VINDICATOR CORRESPONDENT

NASHVILLE — Country singer Tracy Lawrence has discovered that lightning can strike twice.

It took a while, but the 39-year-old singer-guitarist recently returned to the top of the country charts with his latest album “For the Love.”

“My motivation for the album was to really go back to the inspirations I drew from when I cut my very first record when I was young and got to Nashville,” said Lawrence, calling from his Nashville home. “So I cut a traditional album from top to bottom. I really wanted it to be a little bit more mature. I didn’t want the album to feel dated, but I wanted it to be very country and not pop in any way.

“I drew from Buck Owens influences and George Strait and Merle Haggard. There’s some swing and shuffle and things I haven’t done on a record in a while. It’s a very comfortable place for me.”

A long road

It’s been a long, unexpected road for Lawrence. In the early ’90s, no other artist appeared to be on the fast track to Garth Brooks super stardom more than Texas-born, Arkansas-raised Lawrence, whose 1991 debut “Sticks and Stones” started a string of top 10 albums (1993’s “Alibis” and 1994’s “I See It Now”) and hit singles (“Sticks and Stones,” “Alibis,” “Can’t Break It to My Heart,” “My Second Home” and “If the Good Die Young”).

Sure the traditionally influenced singer with a Nash-Vegas sound had other hits, but as the years turned into a decade, and the albums and singles didn’t chart as high as they used to, the artist was confronted with the reality that his career may have been on the downside. More so, he began to understand the irony of how his early success may have set him up for failure.

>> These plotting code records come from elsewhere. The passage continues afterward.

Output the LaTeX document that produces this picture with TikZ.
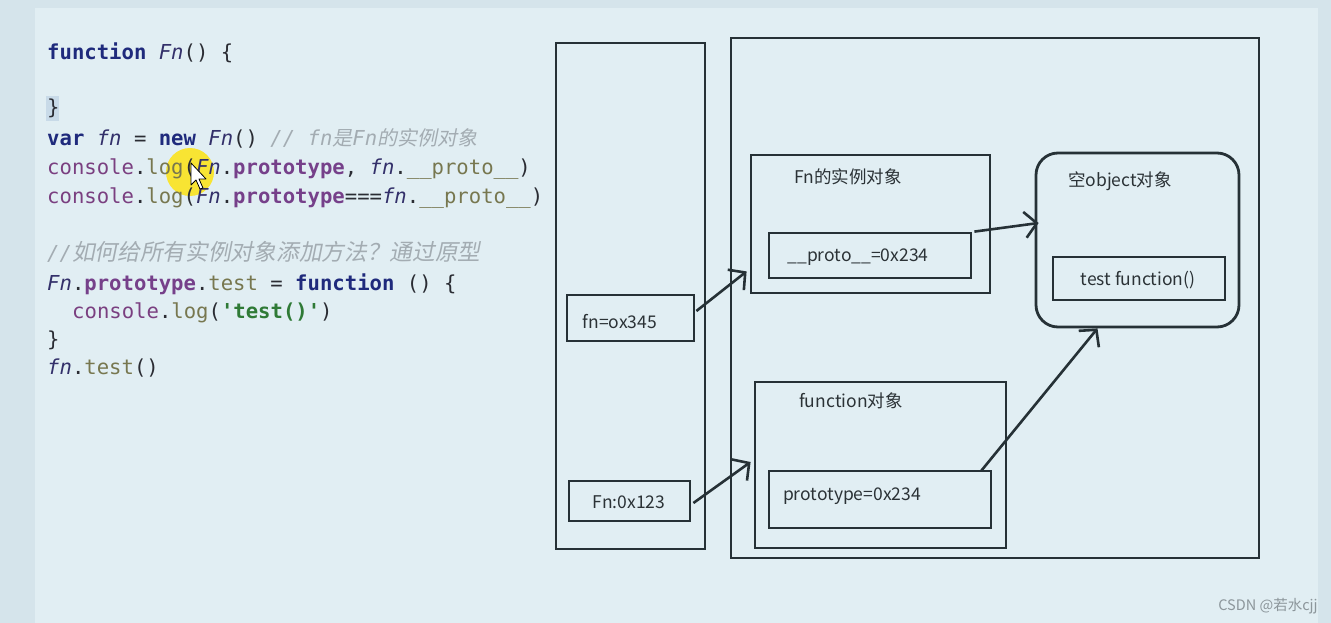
\documentclass[tikz,border=0pt]{standalone}
\usepackage{fontspec}
\usetikzlibrary{arrows.meta,positioning,calc}
\setmonofont{DejaVu Sans Mono}
\newfontfamily\boxfont{Noto Sans CJK SC}
\newfontfamily\cjkit[FakeSlant=0.2]{Noto Sans CJK SC}

\definecolor{pagebg}{HTML}{D5E4EB}
\definecolor{panelbg}{HTML}{E1EEF3}
\definecolor{boxline}{HTML}{263136}
\definecolor{labeltext}{HTML}{2B3236}
\definecolor{kwblue}{HTML}{1F2A7C}
\definecolor{idcol}{HTML}{33306A}
\definecolor{conscol}{HTML}{7A3F80}
\definecolor{methcol}{HTML}{77774F}
\definecolor{propcol}{HTML}{76408A}
\definecolor{strcol}{HTML}{2F7A36}
\definecolor{cmtcol}{HTML}{A3ACB2}
\definecolor{punct}{HTML}{2A2C33}
\definecolor{selbg}{HTML}{C8DAE8}
\definecolor{marktxt}{HTML}{8C969B}

\newcommand\kwd[1]{\textcolor{kwblue}{\bfseries #1}}
\newcommand\idf[1]{\textcolor{idcol}{\itshape #1}}
\newcommand\cns[1]{\textcolor{conscol}{#1}}
\newcommand\mth[1]{\textcolor{methcol}{#1}}
\newcommand\prp[1]{\textcolor{propcol}{\bfseries #1}}
\newcommand\strg[1]{\textcolor{strcol}{\bfseries #1}}
\newcommand\cmt[1]{\textcolor{cmtcol}{\itshape #1}}

\begin{document}
\begin{tikzpicture}[x=1pt,y=-1pt,
	box/.style={draw=boxline,line width=2.8pt,inner sep=0pt},
	lbl/.style={inner sep=0pt,text=labeltext,font=\boxfont\fontsize{17.5}{19}\selectfont},
	ref/.style={draw=boxline,line width=2.6pt,-{Straight Barb[length=12pt,width=26pt,line width=2.6pt]}},
	code/.style={anchor=base west,inner sep=0pt,text=punct,font=\ttfamily\fontsize{20.6}{28}\selectfont}]
	\useasboundingbox (0,0) rectangle (1331,623);
	\fill[pagebg] (0,0) rectangle (1331,623);
	\fill[panelbg] (35,8) rectangle (1318,623);

	% code
	\fill[selbg] (46,96) rectangle (59,121);
	\fill[yellow!85!orange,opacity=0.8] (190,172) circle (24);
	\node[code] (l1) at (47,60) {\kwd{function} \idf{Fn}() \{};
	\node[code] (l2) at (47,115) {\}};
	\node[code] (l3) at (47,146) {\kwd{var} \idf{fn} = \kwd{new} \idf{Fn}() \cmt{// fn{\cjkit\fontsize{20}{20}\selectfont 是}Fn{\cjkit\fontsize{20}{20}\selectfont 的实例对象}}};
	\node[code] (l4) at (47,175) {\cns{console}.\mth{log}(\idf{Fn}.\prp{prototype}, \idf{fn}.\mth{\_\_proto\_\_})};
	\node[code] (l5) at (47,203) {\cns{console}.\mth{log}(\idf{Fn}.\prp{prototype}===\idf{fn}.\mth{\_\_proto\_\_})};
	\node[code] (l6) at (47,260) {\cmt{//{\cjkit\fontsize{22.7}{22}\selectfont 如何给所有实例对象添加方法？通过原型}}};
	\node[code] (l7) at (47,290) {\idf{Fn}.\prp{prototype}.\mth{test} = \kwd{function} () \{};
	\node[code] (l8) at (72,318) {\cns{console}.\mth{log}(\strg{'test()'})};
	\node[code] (l9) at (47,346) {\}};
	\node[code] (l10) at (47,374) {\idf{fn}.\mth{test}()};
	\draw[black,fill=white,line width=0.8pt,line join=round] (191,163) -- (191,185) -- (196,180) -- (200,189) -- (203,188) -- (199,179) -- (206,179) -- cycle;

	% memory
	\node[box,minimum width=149pt,minimum height=506pt] (stack) at (630.5,296) {};
	\node[box,minimum width=528pt,minimum height=520pt] (heap) at (995,298) {};
	\node[box,minimum width=239pt,minimum height=138pt] (inst) at (870.5,224) {};
	\node[box,minimum width=202pt,minimum height=45pt] (proto) at (870,255.5) {};
	\node[box,rounded corners=22pt,minimum width=203pt,minimum height=174pt] (emptyobj) at (1137.5,240) {};
	\node[box,minimum width=172pt,minimum height=43pt] (testfn) at (1139,278.5) {};
	\node[box,minimum width=127pt,minimum height=46pt] (fnref) at (630.5,318) {};
	\node[box,minimum width=251pt,minimum height=166pt] (fnobj) at (880.5,465) {};
	\node[box,minimum width=222pt,minimum height=57pt] (prototype) at (880,499.5) {};
	\node[box,minimum width=121pt,minimum height=40pt] (Fnref) at (629.5,501) {};

	\node[lbl] (instlbl) at (848,177) {Fn的实例对象};
	\node[lbl] (protolbl) at (858,257) {\_\_proto\_\_=0x234};
	\node[lbl] (emptylbl) at (1120,181) {空object对象};
	\node[lbl] (testlbl) at (1138,280) {test function()};
	\node[lbl] (fnlbl) at (620,322) {fn=ox345};
	\node[lbl] (fnobjlbl) at (851,401) {function对象};
	\node[lbl] (prototypelbl) at (852,496) {prototype=0x234};
	\node[lbl] (Fnlbl) at (629,502) {Fn:0x123};

	\draw[ref] ($(fnref.east)+(1,-7)$) -- ($(inst.south west)+(-3,-23)$);
	\draw[ref] ($(proto.north east)+(2,0)$) -- ($(emptyobj.west)+(4,-17)$);
	\draw[ref] ($(Fnref.east)+(2,2)$) -- ($(fnobj.west)+(-3,-3)$);
	\draw[ref] ($(prototype.north east)+(-11,1)$) -- ($(emptyobj.south)+(-40,0)$);

	\node[text=marktxt,font=\boxfont\fontsize{14.5}{16}\selectfont] (mark) at (1268,606) {CSDN @若水cjj};
\end{tikzpicture}
\end{document}
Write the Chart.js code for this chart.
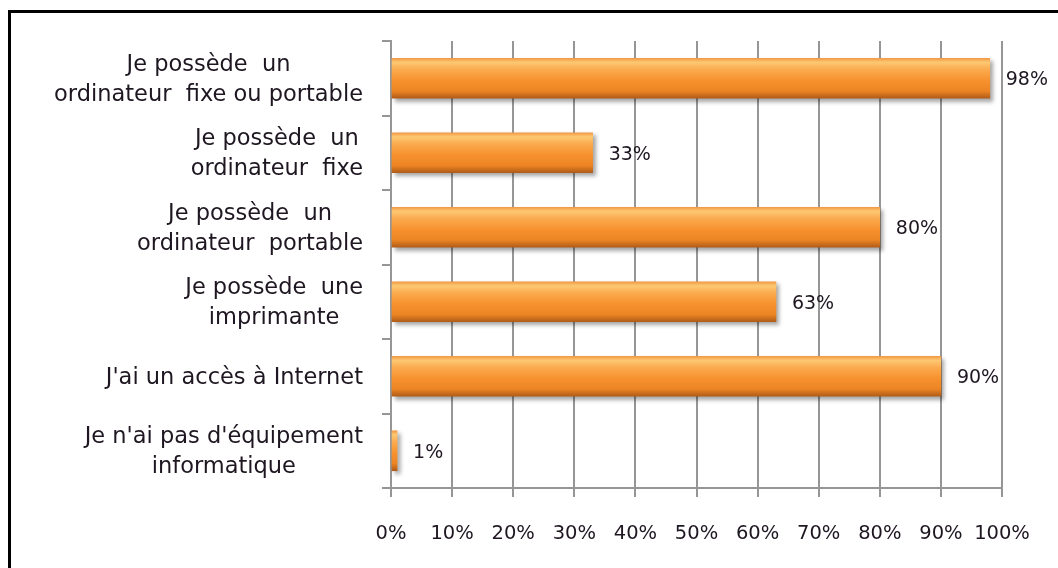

“I think it had a great effect on it, and I’m sure I did take some things for granted,” Lawrence said. “When you’re young and successful and all of a sudden making a lot of money, with hit records and people are telling you how great you are, you kind of get trapped in a bubble.”

Different perspective

“After seeing a lot of it go away and then struggling to get back on the charts, I definitely have a much different perspective at this stage of life about being a celebrity and recording star and all that’s attached to it. I’m going to savor it a lot more this time, and I guess I’ve just been humbled by it all. I didn’t have that humbleness before,” he said.

Making his comeback of sorts even sweeter is the fact “For the Love” is the debut release on Lawrence’s own record label, Rocky Comfort Records. 

“I’m sure there were a lot of people that had written me off, that’s just the nature of the business, with the flavor-of-the-month and all of these new kids coming in,” said Lawrence, who opens for Gretchen Wilson on Sunday at Eastwood Stadium in Niles. “And here I am pushing 40. I had a great run in the ’90s, and to be re-embraced and welcomed back into the fold is a pretty overwhelming feeling at this point.

“It’s awfully hard to get a career going one time, but to really see one take off again like mine has is something that you really don’t see very much these days.”